Dans les faits, le fisc transfère (fictivement) au partenaire qui dispose d’un revenu professionnel très bas voire inexistant une partie des revenus professionnels de l’autre partenaire. Cela n’est possible que si le revenu le plus bas du couple ne dépasse pas 30% du revenu le plus haut.

La quote-part (11.450 euros pour l’année 2022, exercice 2023) bénéficie donc d’un taux d’imposition inférieur. De fait, si elle était restée chez le partenaire qui a des revenus plus élevés, elle aurait été imposée à un taux supérieur car les taux d’imposition sont progressifs: ils grimpent au fur et à mesure que les revenus augmentent.

4/ Taxation de la carte carburant

Dans le projet, il est également question de taxer l’utilisation d’une carte essence pour les trajets privés. Techniquement, il s’agirait de remplacer le système de la dépense non admise majorée de 40% par un avantage de toute nature (ATN) pour les déplacements non professionnels.

« Aujourd’hui, lorsque l’entreprise met à disposition de l’employé une voiture de société ainsi qu’une carte carburant, l’employé n’a pas d’ATN supplémentaire imposable pour cette carte carburant. Le bénéfice de la carte carburant est donc actuellement exonéré pour l’employé », rappelle Jef Wellens, fiscaliste (Wolter Kluwers). Mais cela changerait, comme l’expliquait Vincent Van Peteghem dans son « épure pour une vaste réforme fiscale » présenté fin juillet.

De son côté, l’entreprise peut actuellement déduire une partie moins importante de la voiture en tant que frais professionnels si elle fournit une carte de carburant en plus de la voiture. « 40% au lieu des 17% habituels de l’avantage en nature pour la voiture ne sont donc pas déductibles pour l’entreprise. Ce montant constitue une dépense non admise », explique Jef Wellens.

Si l’idée est d’en finir avec cette majoration à 40%, il s’agit d’une baisse de charge pour l’entreprise. Elle serait donc « compensée » par une augmentation de charge pour l’employé, via l’ATN spécial « carte carburant ».

Pour les voitures de société existantes, le système actuel serait maintenu cinq années supplémentaires.

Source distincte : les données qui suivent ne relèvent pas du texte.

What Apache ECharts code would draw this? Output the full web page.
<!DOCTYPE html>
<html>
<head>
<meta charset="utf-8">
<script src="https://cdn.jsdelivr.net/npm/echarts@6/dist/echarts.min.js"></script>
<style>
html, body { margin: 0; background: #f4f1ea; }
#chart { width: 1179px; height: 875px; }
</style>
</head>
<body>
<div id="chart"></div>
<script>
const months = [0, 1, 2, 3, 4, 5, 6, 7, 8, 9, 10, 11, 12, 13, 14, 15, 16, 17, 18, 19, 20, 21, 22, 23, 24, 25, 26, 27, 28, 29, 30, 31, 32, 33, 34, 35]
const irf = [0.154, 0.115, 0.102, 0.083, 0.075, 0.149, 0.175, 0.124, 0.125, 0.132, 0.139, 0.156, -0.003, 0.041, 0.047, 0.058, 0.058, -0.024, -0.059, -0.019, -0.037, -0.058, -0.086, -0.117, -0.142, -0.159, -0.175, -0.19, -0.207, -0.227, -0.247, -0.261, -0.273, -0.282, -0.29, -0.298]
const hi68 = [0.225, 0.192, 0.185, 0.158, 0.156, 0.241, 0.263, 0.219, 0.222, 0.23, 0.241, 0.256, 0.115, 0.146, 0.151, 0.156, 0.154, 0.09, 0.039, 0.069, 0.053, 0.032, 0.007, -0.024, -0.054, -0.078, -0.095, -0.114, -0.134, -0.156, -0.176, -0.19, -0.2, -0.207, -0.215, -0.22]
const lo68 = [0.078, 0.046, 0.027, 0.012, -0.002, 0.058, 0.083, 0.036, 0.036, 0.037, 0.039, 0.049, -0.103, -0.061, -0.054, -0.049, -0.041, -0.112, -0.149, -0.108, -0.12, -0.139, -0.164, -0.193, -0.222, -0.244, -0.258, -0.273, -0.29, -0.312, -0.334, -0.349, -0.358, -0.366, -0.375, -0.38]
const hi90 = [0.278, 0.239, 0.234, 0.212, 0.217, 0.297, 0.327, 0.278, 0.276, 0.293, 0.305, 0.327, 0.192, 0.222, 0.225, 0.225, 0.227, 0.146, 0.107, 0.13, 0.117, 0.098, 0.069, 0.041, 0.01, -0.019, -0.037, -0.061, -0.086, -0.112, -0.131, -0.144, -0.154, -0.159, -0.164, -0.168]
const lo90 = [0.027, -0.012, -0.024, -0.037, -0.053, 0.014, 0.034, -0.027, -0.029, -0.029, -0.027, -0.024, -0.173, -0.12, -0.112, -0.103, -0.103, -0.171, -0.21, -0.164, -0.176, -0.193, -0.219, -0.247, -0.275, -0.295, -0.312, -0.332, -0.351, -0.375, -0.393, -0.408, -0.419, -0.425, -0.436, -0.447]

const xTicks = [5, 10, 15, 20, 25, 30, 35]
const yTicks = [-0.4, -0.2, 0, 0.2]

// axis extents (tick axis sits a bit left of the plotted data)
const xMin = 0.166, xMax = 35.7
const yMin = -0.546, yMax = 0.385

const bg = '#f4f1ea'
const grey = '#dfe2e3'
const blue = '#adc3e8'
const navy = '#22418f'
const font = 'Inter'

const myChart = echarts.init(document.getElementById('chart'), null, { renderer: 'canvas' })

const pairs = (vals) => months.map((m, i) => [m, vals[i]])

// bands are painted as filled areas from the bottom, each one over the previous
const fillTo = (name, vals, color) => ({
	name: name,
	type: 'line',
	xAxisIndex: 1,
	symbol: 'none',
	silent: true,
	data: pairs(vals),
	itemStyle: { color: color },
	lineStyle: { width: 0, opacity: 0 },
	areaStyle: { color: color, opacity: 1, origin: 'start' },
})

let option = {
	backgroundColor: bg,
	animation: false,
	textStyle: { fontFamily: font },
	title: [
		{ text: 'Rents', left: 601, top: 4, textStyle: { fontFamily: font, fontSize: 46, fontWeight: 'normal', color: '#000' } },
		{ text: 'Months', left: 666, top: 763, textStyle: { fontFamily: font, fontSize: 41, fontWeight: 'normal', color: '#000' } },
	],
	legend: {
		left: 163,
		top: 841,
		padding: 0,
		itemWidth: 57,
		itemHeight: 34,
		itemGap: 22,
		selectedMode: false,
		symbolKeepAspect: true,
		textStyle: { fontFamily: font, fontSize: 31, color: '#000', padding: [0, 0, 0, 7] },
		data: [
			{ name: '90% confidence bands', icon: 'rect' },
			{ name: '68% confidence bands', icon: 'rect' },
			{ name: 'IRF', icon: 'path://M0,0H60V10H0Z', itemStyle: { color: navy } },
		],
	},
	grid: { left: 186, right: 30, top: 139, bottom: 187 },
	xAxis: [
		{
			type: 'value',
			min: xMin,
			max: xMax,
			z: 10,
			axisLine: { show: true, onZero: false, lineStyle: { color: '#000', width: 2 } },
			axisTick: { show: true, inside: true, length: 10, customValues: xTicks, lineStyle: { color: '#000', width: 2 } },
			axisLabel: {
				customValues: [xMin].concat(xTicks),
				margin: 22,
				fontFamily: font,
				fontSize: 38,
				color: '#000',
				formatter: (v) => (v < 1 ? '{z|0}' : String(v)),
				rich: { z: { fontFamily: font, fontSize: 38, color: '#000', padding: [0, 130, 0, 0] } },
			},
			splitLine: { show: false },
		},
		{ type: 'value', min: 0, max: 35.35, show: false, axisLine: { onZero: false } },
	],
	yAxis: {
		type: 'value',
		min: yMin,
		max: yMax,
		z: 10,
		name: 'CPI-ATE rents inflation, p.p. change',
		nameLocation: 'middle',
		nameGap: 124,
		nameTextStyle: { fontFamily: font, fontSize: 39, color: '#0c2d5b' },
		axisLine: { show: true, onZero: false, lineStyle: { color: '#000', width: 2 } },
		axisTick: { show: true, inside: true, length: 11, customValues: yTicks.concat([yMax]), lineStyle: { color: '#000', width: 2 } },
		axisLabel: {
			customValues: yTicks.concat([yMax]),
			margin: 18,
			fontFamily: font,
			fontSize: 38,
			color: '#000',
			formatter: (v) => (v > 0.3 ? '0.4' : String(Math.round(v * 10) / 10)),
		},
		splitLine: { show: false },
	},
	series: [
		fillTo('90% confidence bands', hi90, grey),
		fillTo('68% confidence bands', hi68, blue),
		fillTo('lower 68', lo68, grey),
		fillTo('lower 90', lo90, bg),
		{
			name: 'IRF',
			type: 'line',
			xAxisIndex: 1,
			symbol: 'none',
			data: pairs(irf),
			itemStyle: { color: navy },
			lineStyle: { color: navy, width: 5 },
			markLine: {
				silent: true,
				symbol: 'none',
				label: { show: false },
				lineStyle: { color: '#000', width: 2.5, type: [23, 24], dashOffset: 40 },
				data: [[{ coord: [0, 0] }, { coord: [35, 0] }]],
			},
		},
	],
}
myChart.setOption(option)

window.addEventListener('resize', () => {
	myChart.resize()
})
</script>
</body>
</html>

5/ Adaptation du régime fiscal des stock options

Le ministre propose de toucher au régime fiscal des stock options, un mode de rémunération fiscalement attrayant. Lors de l’exercice (théorique) d’épure fiscale remis par les experts cet été, il était question de taxer l’attribution d’options à hauteur de la valeur réelle de l’avantage que ce mode de rémunération représente.

L’entreprise qui octroie des stock-options à ses employés leur offre la possibilité de souscrire à un certain nombre de ses actions, à un cours préalablement déterminé. Après une période fixée, l’employé peut acheter l’action à ce prix. Il peut ensuite la conserver, ou la revendre directement afin d’empocher un bénéfice si le cours de l’action a augmenté entre-temps. L’avantage fiscal réside dans le fait que cet avantage est valorisé de manière forfaitaire (9 ou 18% de la valeur des actions au moment de l’offre). Il est taxable aux taux progressifs comme avantage de toute nature au titre de revenu professionnel. Et, si l’employé exerce ses options et revend ses actions, il n’est plus imposé à hauteur de la plus-value sur actions.

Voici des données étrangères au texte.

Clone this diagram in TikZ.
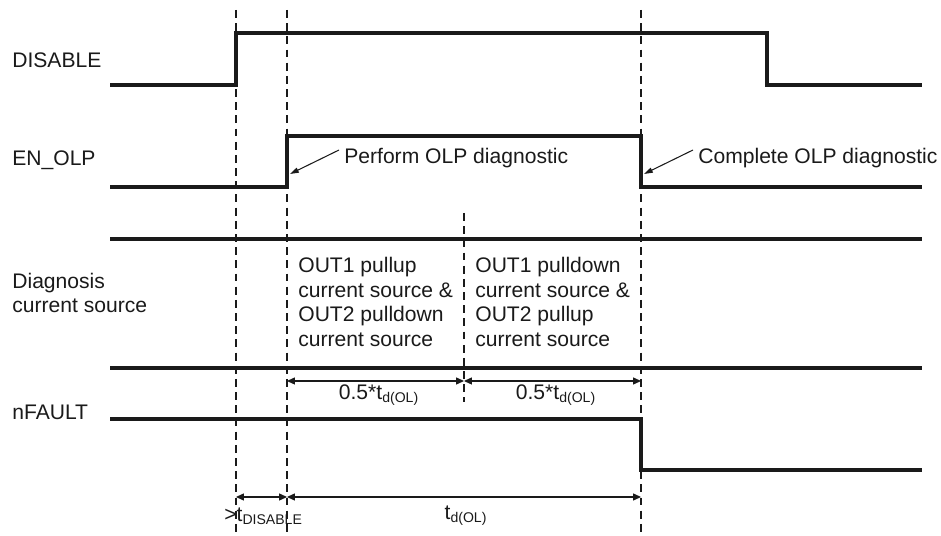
\documentclass[tikz,border=0pt]{standalone}
\usepackage{fontspec}
\setmainfont{Liberation Sans}
\usetikzlibrary{arrows.meta}
\definecolor{traceink}{HTML}{1A1A1A}

\begin{document}
\begin{tikzpicture}[
  x=0.02cm,
  y=-0.02cm,
  every node/.style={font=\fontsize{12}{14}\selectfont, traceink, inner sep=0pt},
  wave/.style={traceink, line width=2.1pt, line join=miter},
  marker/.style={traceink, line width=0.6pt, dash pattern=on 4.5pt off 3pt},
  dim/.style={traceink, line width=0.6pt,
              {Triangle[length=4.5pt,width=4pt]}-{Triangle[length=4.5pt,width=4pt]}},
  callout/.style={traceink, line width=0.6pt, -{Triangle[length=5pt,width=3pt]}},
  siglabel/.style={anchor=west, align=left},
  phase/.style={anchor=west, align=left}
]
  \useasboundingbox (0,0) rectangle (941,536);

  % ---- time markers ----
  \draw[marker] (236,10) -- (236,536);
  \draw[marker] (287,10) -- (287,536);
  \draw[marker] (641,10) -- (641,536);
  \draw[marker] (464,213) -- (464,402);

  % ---- signal names ----
  \node[siglabel] (disable) at (12,60)  {DISABLE};
  \node[siglabel] (enolp)   at (12,160) {EN\_OLP};
  \node[siglabel] (diag)    at (12,293) {Diagnosis\\current source};
  \node[siglabel] (nfault)  at (12,412) {nFAULT};

  % ---- waveforms ----
  \draw[wave] (110,85) -- (236,85) -- (236,33) -- (767,33) -- (767,85) -- (922,85);
  \draw[wave] (110,187) -- (287,187) -- (287,136) -- (641,136) -- (641,187) -- (922,187);
  \draw[wave] (110,239) -- (922,239);
  \draw[wave] (110,368) -- (922,368);
  \draw[wave] (110,419) -- (641,419) -- (641,470) -- (922,470);

  % ---- phases of the current source ----
  \node[phase] (phaseup)   at (298,302)
    {OUT1 pullup\\current source \&\\OUT2 pulldown\\current source};
  \node[phase] (phasedown) at (475,302)
    {OUT1 pulldown\\current source \&\\OUT2 pullup\\current source};

  % ---- callouts ----
  \node[anchor=west] (perform)  at (344,158) {Perform OLP diagnostic};
  \node[anchor=west] (complete) at (698,158) {Complete OLP diagnostic};
  \coordinate (performtail)  at (339,150);
  \coordinate (performtip)   at (290,174);
  \coordinate (completetail) at (693,150);
  \coordinate (completetip)  at (644,174);
  \draw[callout] (performtail) -- (performtip);
  \draw[callout] (completetail) -- (completetip);

  % ---- timing dimensions ----
  \coordinate (halfA) at (287,381);
  \coordinate (halfM) at (464,381);
  \coordinate (halfB) at (641,381);
  \draw[dim] (halfA) -- (halfM);
  \draw[dim] (halfM) -- (halfB);
  \node (halfone) at (379,395) {0.5*t\textsubscript{d(OL)}};
  \node (halftwo) at (556,395) {0.5*t\textsubscript{d(OL)}};

  \coordinate (waitA) at (236,497);
  \coordinate (waitB) at (287,497);
  \coordinate (waitC) at (641,497);
  \draw[dim] (waitA) -- (waitB);
  \draw[dim] (waitB) -- (waitC);
  \node[anchor=west] (tdisable) at (224,516) {>t\textsubscript{DISABLE}};
  \node (tdol) at (466,516) {t\textsubscript{d(OL)}};
\end{tikzpicture}
\end{document}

6/ Limitation de la déduction des primes versées dans le deuxième pilier

Le projet entend limiter la déduction des primes versées dans le cadre du deuxième pilier des pensions. Les primes ne seraient plus déductibles que dans la mesure où « elles ne dépassent pas 10% de la rémunération annuelle brute périodique versée au cours de l’année à laquelle se rapportent les paiements de primes », d’après le document.

7/ Suppression de la déduction des pensions alimentaires

Le ministre envisage la fin progressive de la déduction des pensions alimentaires sur une période de 10 ans.

Actuellement, les contribuables qui versent des pensions alimentaires peuvent déduire 80% de ces montants dans leur déclaration fiscale. Comme la déduction se fait sur la tranche d’imposition la plus haute (50% à partir de 42.370 euros pour l’année 2022, exercice 2023), le débiteur récupère 40 euros sur les 100 qu’il a versés (50% de 80 euros).

Les bénéficiaires (enfants, ex-conjoints, parents âgés…) sont en principe taxés sur 80% de la rente qu’ils perçoivent.